Não se deve subestimar a capacidade do tema em despertar o interesse do público, tendo em vista os vultosos recursos publicitários dele provenientes num país dominado pela mídia comercial, claramente dependente destas formas de financiamento. Portanto, tratá-lo como um assunto banal incorre em perder uma preciosa chance de abordar questões sociais de maneira leve e atraente, em prol do interesse público.

Excelente oportunidade para começar a reverter este quadro e encarar o esporte sob uma ótica relevante bate à nossa porta personificada nos dois maiores eventos esportivos do planeta: a próxima Copa do Mundo e as Olimpíadas, a serem sediadas pelo Brasil, respectivamente, em 2014 e 2016. Empenhado na preparação para recepcionar estas competições de grande porte, o país passa por transformações em todos os setores, visando adequar sua estrutura às normas impostas pelos organizadores. Muito dinheiro público escoa das mãos do Estado, gerenciador de verbas com tantas prioridades a serem sanadas, para atender as exigências de infra-estrutura estabelecidas pela Fifa. Assim, iniciam-se as obras de construção e reforma, cada vez mais apressadas e menos fiscalizadas, de estádios e centros de treinamento, muitas delas com projetos de revitalização de seu entorno, visando criar um mundo de fantasia para os privilegiados turistas que virão assistir às partidas do megaevento.
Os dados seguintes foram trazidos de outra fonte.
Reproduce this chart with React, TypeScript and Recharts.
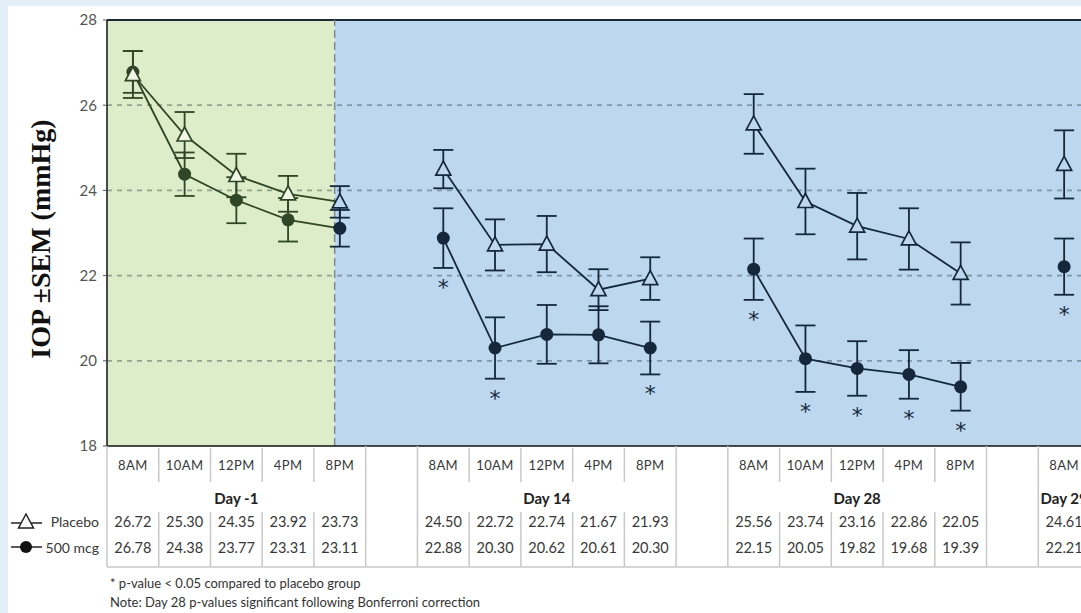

Enquanto isso, a pobreza que mancha o paisagismo do centro das cidades-sede está sendo expulsa para a periferia.

Com os preparativos para o Mundial de futebol ganhando foco e passando a integrar a agenda noticiosa dos veículos de comunicação, fica nítido que as informações esportivas devem exigir seriedade e rigor por parte da imprensa. Encarar o futebol como algo alienante não só é um desrespeito à inteligência do torcedor como também ignora a função social da cobertura jornalística do pré-Copa.

É inequívoco que a Copa do Mundo se transformou em um rentável negócio que movimenta cifras bilionárias pagas pelo grande público aos poucos organizadores. Logo, oportuno se faz que a imprensa nacional levante e aprofunde as discussões sobre as forças que ofuscam o brilho da arte esportiva, como é o caso dos rumos da profissionalização do futebol. Além disso, é o momento de abordar questões sociais importantes, tais como problemas de saneamento, transportes e educação, de forma a colaborar para a modernização, captação de investimentos e outros atrativos para o país.

Sediar eventos desta natureza funciona como uma vitrine capaz de gerar recursos para setores que transcendem as disputas esportivas, aquecendo a economia e gerando empregos. Entretanto, para que esta vitrine não se transforme numa frágil vidraça, a ponto de evidenciar os problemas e afastar as chances de progresso, é necessário um planejamento pautado por objetivos claros e demandas locais. O Mundial e os Jogos Olímpicos devem ser aproveitados para construir a infra-estrutura ainda pendente e que será proveitosa ao país após a realização destes eventos. Trata-se de uma ocasião em que a imprensa não pode se evadir de seu papel enquanto agente transformador da realidade.

Eis, então, uma brecha para os veículos noticiosos pensarem na produção de informação esportiva qualificada, capaz de aprofundar o valor diagnóstico das notícias, a ponto de gerar reflexão e debate na sociedade. É fato que tanto a Copa do Mundo quanto as Olimpíadas são verdadeiros espetáculos, por sinal, os maiores entre todas as categorias esportivas. No entanto, espetacularizar as notícias sobre estes eventos, cindindo-as entre o show e o caos para satisfazer interesses políticos e comerciais, está distante de um tratamento responsável a ser dispensado pela mídia. Imbuído na defesa dos interesses sociais, o jornalismo deve observar e denunciar cada passo que deixa o povo à margem das decisões, apontando a opressão sofrida pelas camadas historicamente marginalizadas da população. Desta forma, estimula o exercício da cidadania, colaborando para a existência de uma sociedade mais justa e equânime.

Ademais, se levado a sério pelas instituições de comunicação, o esporte terá chances promissoras de ser incorporado ao conteúdo programático dos cursos de Comunicação Social, superando a idéia de que contribui para o conhecimento apenas como uma cultura de almanaque, que proporciona entretenimento e cultura geral, de forma rasa, sem estimular a criticidade das pessoas.